Eve (Tilda Swinton), leitora ávida em Only lovers left alive

[…] assustado, encaro sua gengiva negra, detonada e cheia de bolhas de pus, algumas estouradas, pingando gotas amarelas feito óleo quente no meu piso; sua bocarra negra e circular se abria, os olhos arreganhados como dois círculos abismáticos, lacrimejavam um líquido escarlate e sua gargalhada áspera fazia meu teto cerebral ruir, um cheiro mórbido de miasma, decomposição, pântano, metano, enxofre escorreu dos seus lábios murchos; uma voz rude que vinha da minha mão sussurrou: pule dentro de mim. (p. 56)

A vampiridade de Manuel Di Paula parece perpassar temáticas similares. A sede que importa no personagem não é a de sangue, mas a de poesia. Nos jogos de espelho, nos anagramas, nas mensagens cifradas e no flerte com a ideia do Doppelgänger (pois Yuri é Manuel e Manuel é todos os 44 poetas que devora), Bruno Ribeiro escancara, como a bocarra negra e circular de Di Paula, na gênese da criação poética uma viagem odisseica que todo escritor atravessa e que é ver a si próprio, mergulhar e se alimentar da substância de todo o horror e amor da qual a poeisis é feita. Ou seja, é negar a ideia romantizada da inspiração como faísca divina, dádiva dos deuses reservada a poucos, e chamar para si a responsabilidade de buscar as condições e a matéria, fonte da própria criação.

Poesia […] é se perder em território linguístico. Já diria o infeliz Octavio Paz, “somos filhos do romantismo alemão”, filhos dessa ideia da inspiração, da luz no poeta, o abençoado das palavras, ora não, não existe essa abominação. Antes os verdadeiros pioneiros do século XIX, o simbolismo, a decadência, somos nós; Rimbaud, Mallarmé e Baudelaire, antes este último nome, o primeiro dos malditos e modernos. (p. 44) […]

Mais do que um excelente romance, experimental, mas não a ponto de ser hermético e assim, tranquilamente atrativo ao leitor médio, como toda boa obra de arte, Febre de enxofre se desdobra em camadas. Para quem estiver disposto a mergulhar mais profundamente, é a própria metáfora da criação poética, com seus terrores e benesses.

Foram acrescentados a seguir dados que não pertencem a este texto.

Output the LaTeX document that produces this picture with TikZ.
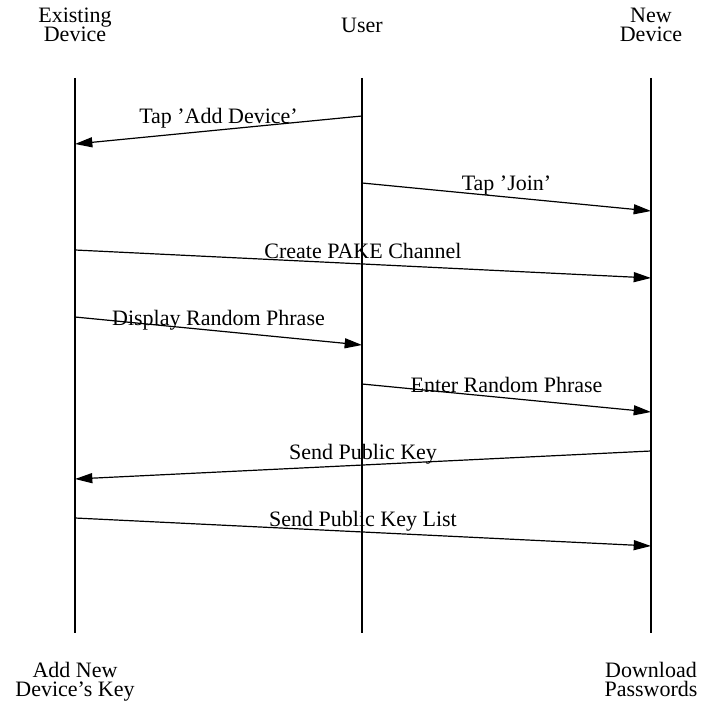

“A literatura é uma eterna derrota. […] uma legião orgânica de fracassados. (p. 269;270) […] Poeta, ele me disse, sou um mero Eu lírico cansado, não lhe darei respostas”. (p. 220)

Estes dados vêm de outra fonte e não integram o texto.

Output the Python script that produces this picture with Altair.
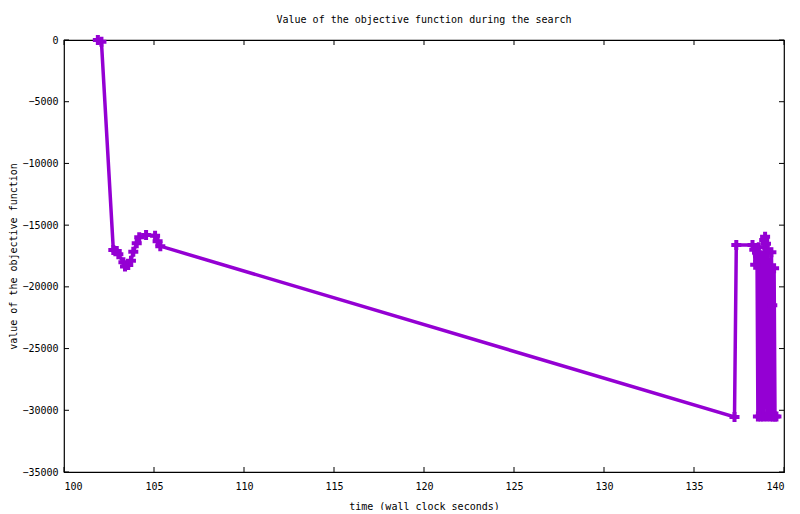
import altair as alt
import pandas as pd

# time (wall clock seconds)
times = [101.88, 102.08, 102.74, 102.93, 103.02, 103.30, 103.39, 103.57, 103.72,
         103.85, 104.04, 104.18, 104.56, 105.06, 105.20, 105.35,
         137.25, 137.35, 138.25,
         138.35, 138.40, 138.50, 138.55, 138.60, 138.70, 138.75, 138.85, 138.90,
         138.95, 139.00, 139.05, 139.10, 139.15, 139.20, 139.25, 139.30, 139.35,
         139.38, 139.45, 139.50, 139.58]
# value of the objective function
values = [0, -150, -17010, -17100, -17360, -18010, -18360, -18230, -17880,
          -17150, -16470, -15990, -15800, -15850, -16300, -16700,
          -30540, -16600, -16600,
          -17000, -18200, -17200, -30500, -16800, -30500, -17500, -30500, -16200,
          -15950, -16500, -30500, -17000, -30400, -18400, -30500, -17200, -21500,
          -30500, -18500, -30500, -30500]

x_ticks = [100, 105, 110, 115, 120, 125, 130, 135, 140]
y_ticks = [-35000, -30000, -25000, -20000, -15000, -10000, -5000, 0]

W, H = 720, 432
FONT = "DejaVu Sans Mono"
COLOR = "#9400D3"
TICK = 5

df = pd.DataFrame({"t": times, "v": values, "i": list(range(len(times)))})
xt = pd.DataFrame({"t": x_ticks})
yt = pd.DataFrame({"v": y_ticks})

xs = alt.Scale(domain=[100, 140], nice=False, zero=False)
ys = alt.Scale(domain=[-35000, 0], nice=False, zero=False)

xaxis = alt.Axis(values=x_ticks, tickSize=0, domain=False, grid=False,
                 labelPadding=9, titlePadding=10, format="d")
yaxis = alt.Axis(values=y_ticks, tickSize=0, domain=False, grid=False,
                 labelPadding=6, format="d",
                 titleX=-48, titleY=H / 2, titleAngle=270,
                 titleAlign="center", titleBaseline="alphabetic")

XT = "time (wall clock seconds)"
YT = "value of the objective function"

base = alt.Chart(df)
line = base.mark_line(color=COLOR, strokeWidth=3.5, strokeJoin="miter").encode(
    x=alt.X("t:Q", scale=xs, title=XT, axis=xaxis),
    y=alt.Y("v:Q", scale=ys, title=YT, axis=yaxis),
    order="i:Q",
)
pts = base.mark_point(shape="cross", filled=True, size=100, color=COLOR, opacity=1).encode(
    x=alt.X("t:Q", scale=xs, title=XT, axis=xaxis),
    y=alt.Y("v:Q", scale=ys, title=YT, axis=yaxis),
)

xb = alt.Chart(xt).mark_rule(color="black", strokeWidth=1).encode(
    x=alt.X("t:Q", scale=xs, title=XT, axis=xaxis),
    y=alt.value(H), y2=alt.value(H - TICK))
xtop = alt.Chart(xt).mark_rule(color="black", strokeWidth=1).encode(
    x=alt.X("t:Q", scale=xs, title=XT, axis=xaxis),
    y=alt.value(0), y2=alt.value(TICK))
yl = alt.Chart(yt).mark_rule(color="black", strokeWidth=1).encode(
    y=alt.Y("v:Q", scale=ys, title=YT, axis=yaxis),
    x=alt.value(0), x2=alt.value(TICK))
yr = alt.Chart(yt).mark_rule(color="black", strokeWidth=1).encode(
    y=alt.Y("v:Q", scale=ys, title=YT, axis=yaxis),
    x=alt.value(W - TICK), x2=alt.value(W))

chart = alt.layer(line, pts, xb, xtop, yl, yr).properties(
    width=W, height=H,
    background="white",
    title=alt.TitleParams("Value of the objective function during the search",
                          font=FONT, fontSize=10, fontWeight="normal", offset=8,
                          color="black"),
    autosize=alt.AutoSizeParams(type="none"),
    padding={"left": 56, "top": 32, "right": 8, "bottom": 38},
).configure_view(stroke="black", strokeWidth=1.2).configure_axis(
    labelFont=FONT, labelFontSize=10, labelColor="black",
    titleFont=FONT, titleFontSize=10, titleFontWeight="normal", titleColor="black",
)

chart.save("out.html", embed_options={"renderer": "svg", "actions": False})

Para aqueles que estão apenas atrás de uma boa história febril, a narrativa também agrada e cumpre seu papel, embora seja aproveitar pouco uma obra que tem muito mais a oferecer.

Referências

Borges, Jorge Luis. Inquisiciones. Barcelona: Seix Barral, 1994.

MONEGAL, Emir Rodrígues. Borges por Borges. Tradução: Ernani Só. Porto Alegre: LP&M, 1987.

OLEA FRANCO, Rafael. El otro Borges, el primer Borges. México-Buenos Aires: El Colegio de México-Fondo de Cultura Económica, 1993.

Ribeiro, Bruno. Febre de enxofre. Guaratinguetá: Penalux, 2016.

SARLO, Beatriz. Escritos sobre a literatura argentina. Buenos Aires: Siglo XXI Editores Argentina, 2007.

___________. Jorge Luis Borges, um escritor na periferia. São Paulo: Iluminuras, 2008.